The most significant change to the rules relating to debarment is the introduction of the principle of ‘selfcleaning’ (Regulation 57(13)-(17)). The ’self-cleaning’ regime provides that a company convicted of an offence will not be precluded from participating in a procurement tender if it can demonstrate that it has put in place effective measures to remedy the consequences of any criminal offences or misconduct and ensure that the conduct will not recur. A company would need to provide sufficient evidence to prove that it has:

  • paid or undertaken to pay compensation in respect of any damage caused by the criminal offence or misconduct;
  • clarified the facts and circumstances in a comprehensive manner by actively collaborating with the investigating authorities; and
  • taken concrete technical, organisational and personnel measures that are appropriate to prevent further criminal offences or misconduct (Regulation 57(15)).

Effective self-cleaning measures are likely to require a company to invest a considerable amount of time and money into the process and may lead contracting public authorities to insist that companies appoint independent monitors to supervise the process.

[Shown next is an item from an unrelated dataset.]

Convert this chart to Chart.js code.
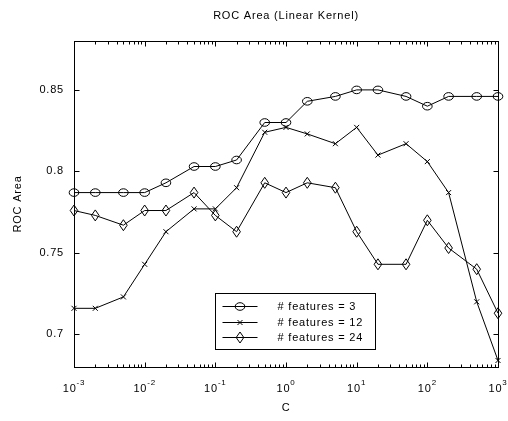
<!DOCTYPE html>
<html lang="en">
<head>
    <meta charset="UTF-8">
    <title>ROC Area (Linear Kernel)</title>
    <script src="https://cdn.jsdelivr.net/npm/chart.js"></script>
    <style>
        body { margin: 0; background: #fff; }
    </style>
</head>
<body>
    <canvas id="rocChart" width="508" height="421"></canvas>
    <script>
        // values of C (log axis)
        var cValues = [0.001, 0.002, 0.005, 0.01, 0.02, 0.05, 0.1, 0.2, 0.5, 1, 2, 5, 10, 20, 50, 100, 200, 500, 1000];

        // ROC area per number of features
        var features3 = [0.787, 0.787, 0.787, 0.787, 0.793, 0.803, 0.803, 0.807, 0.830, 0.830, 0.843, 0.846, 0.850, 0.850, 0.846, 0.840, 0.846, 0.846, 0.846];
        var features12 = [0.716, 0.716, 0.723, 0.743, 0.763, 0.777, 0.777, 0.790, 0.824, 0.827, 0.823, 0.817, 0.827, 0.810, 0.817, 0.806, 0.787, 0.720, 0.684];
        var features24 = [0.776, 0.773, 0.767, 0.776, 0.776, 0.787, 0.773, 0.763, 0.793, 0.787, 0.793, 0.790, 0.763, 0.743, 0.743, 0.770, 0.753, 0.740, 0.713];

        var seriesLabels = ['# features = 3', '# features = 12', '# features = 24'];
        var seriesMarkers = ['ellipse', 'x', 'diamond'];
        var xTickExponents = [-3, -2, -1, 0, 1, 2, 3];
        var yTickValues = [0.7, 0.75, 0.8, 0.85];

        var FONT = "'Liberation Sans', Arial, sans-serif";
        var SPACING = '0.8px';

        // open matlab-style markers: flat ellipse, small x, tall diamond
        function drawMarker(ctx, kind, x, y) {
            ctx.beginPath();
            if (kind === 'ellipse') {
                ctx.ellipse(x, y, 4.8, 3.8, 0, 0, Math.PI * 2);
            } else if (kind === 'diamond') {
                ctx.moveTo(x, y - 5.5); ctx.lineTo(x + 3.8, y);
                ctx.lineTo(x, y + 5.5); ctx.lineTo(x - 3.8, y);
                ctx.closePath();
            } else {
                ctx.moveTo(x - 2.5, y - 2.5); ctx.lineTo(x + 2.5, y + 2.5);
                ctx.moveTo(x + 2.5, y - 2.5); ctx.lineTo(x - 2.5, y + 2.5);
            }
            ctx.stroke();
        }

        function toPoints(values) {
            return values.map(function (v, i) { return { x: cValues[i], y: v }; });
        }

        function makeDataset(label, values) {
            return {
                label: label,
                data: toPoints(values),
                borderColor: '#000',
                borderWidth: 1,
                tension: 0,
                fill: false,
                clip: false,
                pointRadius: 0
            };
        }

        var spacedText = {
            id: 'spacedText',
            beforeLayout: function (chart) { chart.ctx.letterSpacing = SPACING; },
            beforeDraw: function (chart) { chart.ctx.letterSpacing = SPACING; }
        };

        var markers = {
            id: 'markers',
            afterDatasetsDraw: function (chart) {
                var ctx = chart.ctx;
                ctx.save();
                ctx.strokeStyle = '#000';
                ctx.lineWidth = 1;
                chart.data.datasets.forEach(function (ds, i) {
                    chart.getDatasetMeta(i).data.forEach(function (pt) {
                        drawMarker(ctx, seriesMarkers[i], pt.x, pt.y);
                    });
                });
                ctx.restore();
            }
        };

        // axes box, inward ticks, superscript tick labels and boxed legend
        var matlabAxes = {
            id: 'matlabAxes',
            afterDraw: function (chart) {
                var ctx = chart.ctx;
                var area = chart.chartArea;
                var xs = chart.scales.x;
                var ys = chart.scales.y;
                var L = Math.round(area.left) + 0.5, R = Math.round(area.right) + 0.5;
                var T = Math.round(area.top) + 0.5, B = Math.round(area.bottom) + 0.5;

                ctx.save();
                ctx.strokeStyle = '#000';
                ctx.lineWidth = 1;
                ctx.strokeRect(L, T, R - L, B - T);

                ctx.beginPath();
                xTickExponents.forEach(function (e) {
                    for (var m = 1; m <= 9; m++) {
                        var v = m * Math.pow(10, e);
                        if (v > 1000.0001) break;
                        var px = Math.round(xs.getPixelForValue(v)) + 0.5;
                        var len = m === 1 ? 5 : 3;
                        ctx.moveTo(px, B); ctx.lineTo(px, B - len);
                        ctx.moveTo(px, T); ctx.lineTo(px, T + len);
                    }
                });
                yTickValues.forEach(function (v) {
                    var py = Math.round(ys.getPixelForValue(v)) + 0.5;
                    ctx.moveTo(L, py); ctx.lineTo(L + 5, py);
                    ctx.moveTo(R, py); ctx.lineTo(R - 5, py);
                });
                ctx.stroke();

                // x tick labels as 10^n
                ctx.fillStyle = '#000';
                ctx.textBaseline = 'middle';
                ctx.textAlign = 'left';
                xTickExponents.forEach(function (e) {
                    var px = xs.getPixelForValue(Math.pow(10, e));
                    ctx.font = '11px ' + FONT;
                    var wBase = ctx.measureText('10').width;
                    ctx.font = '8px ' + FONT;
                    var expText = e < 0 ? '-' + Math.abs(e) : String(e);
                    var wExp = ctx.measureText(expText).width;
                    var x0 = px - (wBase + wExp) / 2;
                    ctx.font = '11px ' + FONT;
                    ctx.fillText('10', x0, B + 21);
                    ctx.font = '8px ' + FONT;
                    ctx.fillText(expText, x0 + wBase, B + 15);
                });

                // legend
                var lx = L + 141, ly = B - 74, lw = 160, lh = 56;
                ctx.fillStyle = '#fff';
                ctx.fillRect(lx, ly, lw, lh);
                ctx.strokeRect(lx, ly, lw, lh);
                ctx.font = '11px ' + FONT;
                ctx.fillStyle = '#000';
                chart.data.datasets.forEach(function (ds, i) {
                    var rowY = Math.round(ly + 12.5 + i * 15.7) + 0.5;
                    ctx.beginPath();
                    ctx.moveTo(lx + 7, rowY);
                    ctx.lineTo(lx + 42, rowY);
                    ctx.stroke();
                    drawMarker(ctx, seriesMarkers[i], lx + 24.5, rowY);
                    ctx.fillText(ds.label, lx + 62, rowY);
                });
                ctx.restore();
            }
        };

        var ctx = document.getElementById('rocChart').getContext('2d');
        var rocChart = new Chart(ctx, {
            type: 'line',
            data: {
                datasets: [
                    makeDataset(seriesLabels[0], features3),
                    makeDataset(seriesLabels[1], features12),
                    makeDataset(seriesLabels[2], features24)
                ]
            },
            options: {
                responsive: false,
                animation: false,
                events: [],
                layout: { padding: { left: 0, right: 10, top: 0, bottom: 0 } },
                plugins: {
                    legend: { display: false },
                    tooltip: { enabled: false },
                    title: {
                        display: true,
                        fullSize: false,
                        text: 'ROC Area (Linear Kernel)',
                        color: '#000',
                        font: { family: FONT, size: 11, weight: 'normal' },
                        padding: { top: 9, bottom: 18.8 }
                    }
                },
                scales: {
                    x: {
                        type: 'logarithmic',
                        min: 0.001,
                        max: 1000,
                        grid: { display: false, drawTicks: false },
                        border: { display: false },
                        ticks: { display: false },
                        title: {
                            display: true,
                            text: 'C',
                            color: '#000',
                            font: { family: FONT, size: 11 },
                            padding: { top: 0, bottom: 6 }
                        },
                        afterFit: function (scale) { scale.height = 54; }
                    },
                    y: {
                        min: 0.68,
                        max: 0.88,
                        grid: { display: false, drawTicks: false },
                        border: { display: false },
                        afterBuildTicks: function (scale) {
                            scale.ticks = yTickValues.map(function (v) { return { value: v }; });
                        },
                        ticks: {
                            color: '#000',
                            padding: 10,
                            font: { family: FONT, size: 11 },
                            callback: function (v) { return String(+v.toFixed(2)); }
                        },
                        title: {
                            display: true,
                            text: 'ROC Area',
                            color: '#000',
                            font: { family: FONT, size: 11 },
                            padding: { top: 11, bottom: 0 }
                        },
                        afterFit: function (scale) { scale.width = 74; }
                    }
                }
            },
            plugins: [spacedText, markers, matlabAxes]
        });
    </script>
</body>
</html>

The sufficiency of the measures put in place by a company will be assessed against the gravity and particular circumstances of the criminal offence or misconduct (Regulation 57(16)). Where measures are considered as insufficient by the contracting public authority, the company will be provided with a statement of the reasons for that decision.

The introduction of ‘self-cleaning’ under the 2015 Regulations acknowledges the fact that under the previous regime an uneven playing field had been created across the EU. Some member states recognised ‘selfcleaning’ and permitted rehabilitation for certain offences while others (like the UK) did not.

Impact of the changes

The 2015 Regulations introduce an important element of proportionality to the consequences of mandatory and discretionary exclusions.

Aside from the fact that companies are no longer debarred permanently, by introducing the ‘self-cleaning’ regime and by putting in place a process to comprehensively examine and remedy offensive conduct, it supports the objectives behind the exclusions and may be more effective in promoting those objectives than a permanent exclusion. Now that a company has the ability to ‘self-clean’ and avoid potential financial ruin by being permanently debarred from tendering for public contracts in the EU, there may be a credible incentive for companies to self-report.

Despite these positive changes, nongovernmental organisations such as Corruption Watch have pointed out that the ‘self-cleaning’ provisions in the 2015 Regulations leave it to the discretion of the relevant contracting public authority to determine whether a company has ‘self-cleaned’. This could lead to inconsistent application of the regime. To ensure uniformity of application (and, hence, that a level playing field operates), a potential solution they have submitted to the UK government is the creation of a centralised agency to assess whether the measures taken by a company convicted of corruption are sufficient.

Until this issue is addressed, companies will continue to face uncertainty as to the extent of measures that will be sufficient to satisfy a contracting public authority that they have complied with the requirements of the ‘self-cleaning’ regime.